*** DATA SEGMENT ***

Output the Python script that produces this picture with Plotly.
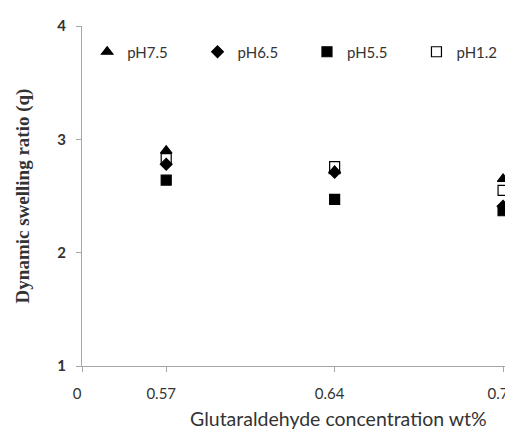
import plotly.graph_objects as go

categories = ["0.57", "0.64", "0.7"]
tick_labels = ["0", "0.57", "0.64", "0.7"]
ph75 = [2.90, 2.72, 2.65]
ph65 = [2.78, 2.71, 2.41]
ph55 = [2.64, 2.47, 2.37]
ph12 = [2.83, 2.76, 2.55]

# category positions (Excel-style: categories centred between ticks, axis at 0)
xpos = [i + 0.5 for i in range(len(categories))]
tickvals = [0] + xpos

FONT = "Lato"
TXT = "#333333"

series = [
    ("pH7.5", ph75, "triangle-up", 10, "legend", 0.012),
    ("pH6.5", ph65, "diamond", 9, "legend2", 0.268),
    ("pH5.5", ph55, "square", 10, "legend3", 0.522),
    ("pH1.2", ph12, "square-open", 10, "legend4", 0.776),
]

fig = go.Figure()
legends = {}
for name, vals, sym, size, lg, lx in series:
    fig.add_trace(go.Scatter(
        x=xpos, y=vals, mode="markers", name=name, legend=lg,
        marker=dict(symbol=sym, size=size, color="black",
                    line=dict(color="black", width=1.2)),
        cliponaxis=False,
    ))
    legends[lg] = dict(x=lx, y=0.9235, xanchor="left", yanchor="middle",
                       orientation="h", bgcolor="rgba(0,0,0,0)",
                       font=dict(family=FONT, size=15, color=TXT))

# page body has an 8px default margin, so the figure is 8px smaller than the window
fig.update_layout(
    width=505, height=435,
    margin=dict(l=74, r=0, t=18, b=77),
    paper_bgcolor="white", plot_bgcolor="white",
    showlegend=True,
    font=dict(family=FONT, color=TXT),
    **legends,
)
fig.add_annotation(
    text="Glutaraldehyde concentration wt%", xref="paper", yref="paper",
    x=0.596, y=-0.153, xanchor="center", yanchor="middle", showarrow=False,
    font=dict(family=FONT, size=19.5, color=TXT),
)
fig.update_xaxes(
    range=[0, 2.559], tickmode="array", tickvals=tickvals, ticktext=tick_labels,
    showline=True, linecolor="#a6a6a6", linewidth=1, ticks="outside", ticklen=5,
    tickcolor="#a6a6a6", showgrid=False, zeroline=False, automargin=False,
    ticklabelstandoff=9, ticklabelshift=-5,
    tickfont=dict(family=FONT, size=15, color=TXT),
)
fig.update_yaxes(
    range=[1, 4], tickvals=[1, 2, 3, 4], showline=True, linecolor="#a6a6a6",
    linewidth=1, ticks="outside", ticklen=5, tickcolor="#a6a6a6", showgrid=False,
    zeroline=False, ticklabelstandoff=7, automargin=False,
    tickfont=dict(family=FONT, size=15, color=TXT, weight="bold"),
    title=dict(text="Dynamic swelling ratio (q)", standoff=22,
               font=dict(family="Liberation Serif", size=19, color=TXT, weight="bold")),
)
fig.write_html("out.html")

***

**REQUIREMENTS**
Pictures are excluded; copy all other data exactly as shown.

**RESULT OF THIS TASK**
Output the Python script that produces this picture with Plotly.
import plotly.graph_objects as go

categories = ["0.57", "0.64", "0.7"]
tick_labels = ["0", "0.57", "0.64", "0.7"]
ph75 = [2.90, 2.72, 2.65]
ph65 = [2.78, 2.71, 2.41]
ph55 = [2.64, 2.47, 2.37]
ph12 = [2.83, 2.76, 2.55]

# category positions (Excel-style: categories centred between ticks, axis at 0)
xpos = [i + 0.5 for i in range(len(categories))]
tickvals = [0] + xpos

FONT = "Lato"
TXT = "#333333"

series = [
    ("pH7.5", ph75, "triangle-up", 10, "legend", 0.012),
    ("pH6.5", ph65, "diamond", 9, "legend2", 0.268),
    ("pH5.5", ph55, "square", 10, "legend3", 0.522),
    ("pH1.2", ph12, "square-open", 10, "legend4", 0.776),
]

fig = go.Figure()
legends = {}
for name, vals, sym, size, lg, lx in series:
    fig.add_trace(go.Scatter(
        x=xpos, y=vals, mode="markers", name=name, legend=lg,
        marker=dict(symbol=sym, size=size, color="black",
                    line=dict(color="black", width=1.2)),
        cliponaxis=False,
    ))
    legends[lg] = dict(x=lx, y=0.9235, xanchor="left", yanchor="middle",
                       orientation="h", bgcolor="rgba(0,0,0,0)",
                       font=dict(family=FONT, size=15, color=TXT))

# page body has an 8px default margin, so the figure is 8px smaller than the window
fig.update_layout(
    width=505, height=435,
    margin=dict(l=74, r=0, t=18, b=77),
    paper_bgcolor="white", plot_bgcolor="white",
    showlegend=True,
    font=dict(family=FONT, color=TXT),
    **legends,
)
fig.add_annotation(
    text="Glutaraldehyde concentration wt%", xref="paper", yref="paper",
    x=0.596, y=-0.153, xanchor="center", yanchor="middle", showarrow=False,
    font=dict(family=FONT, size=19.5, color=TXT),
)
fig.update_xaxes(
    range=[0, 2.559], tickmode="array", tickvals=tickvals, ticktext=tick_labels,
    showline=True, linecolor="#a6a6a6", linewidth=1, ticks="outside", ticklen=5,
    tickcolor="#a6a6a6", showgrid=False, zeroline=False, automargin=False,
    ticklabelstandoff=9, ticklabelshift=-5,
    tickfont=dict(family=FONT, size=15, color=TXT),
)
fig.update_yaxes(
    range=[1, 4], tickvals=[1, 2, 3, 4], showline=True, linecolor="#a6a6a6",
    linewidth=1, ticks="outside", ticklen=5, tickcolor="#a6a6a6", showgrid=False,
    zeroline=False, ticklabelstandoff=7, automargin=False,
    tickfont=dict(family=FONT, size=15, color=TXT, weight="bold"),
    title=dict(text="Dynamic swelling ratio (q)", standoff=22,
               font=dict(family="Liberation Serif", size=19, color=TXT, weight="bold")),
)
fig.write_html("out.html")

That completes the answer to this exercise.